What is the meaning of home?
Is it just the place that you claim as your residence? Is it where there’s a roof over your head, food on the table, and a bed to collapse into at night?
Or is there more to it than that?
Is it where you find the people and the things that you hold dearly above the rest of the world? Is it where your memories and hopes and dreams are stored away for safekeeping?
For many, home is a difficult thing to define. But the sensation of a warm ball of golden familiarity in your chest is a universal experience for those who are lucky enough to find it.
For me, it feels as if I’ve lost a lot of the meaning of it.
I’ve had the privilege to live in the same home for my entire life. I may have bounced back and forth between bedrooms a couple of times during my indecisive years, but for the most part, everything has remained the same.
A lot of what makes up who I am as a person is contained within these walls. So much so that I often catch myself running my hands along them, wondering what they remember, what they’ve witnessed. I wish that they could tell me.
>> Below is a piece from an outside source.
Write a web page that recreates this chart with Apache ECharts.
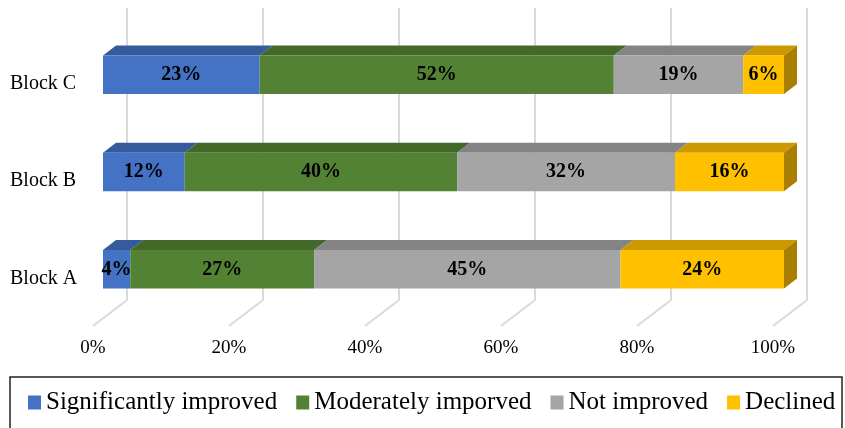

And in one way or another, you’d always remind me that no matter the kind of day I had, at least I could always come home, where I was safe and loved.
But then you died.
And now I feel constantly stuck between wanting to be home and dreading stepping foot over that threshold ever again.
Now it just feels like a residence. Cold, empty, foreign. I feel like a stranger who doesn’t belong.
It’s too quiet and too dark. I stare and stare and stare at your closed bedroom door as if I could somehow manage to will it open and find you there once again. I linger randomly in places just to touch your things and notice how they remain dust-covered and forgotten by your once busy hands. I strain to listen for the sound of your voice only to end up hearing my own shallow heartbeat and disappointed sigh instead.
It doesn’t feel like home anymore without you here. Now it just feels like a tomb.
Today’s prompt comes from my own thoughts and feelings. Each letter to my dad is written candidly; unedited and unfiltered.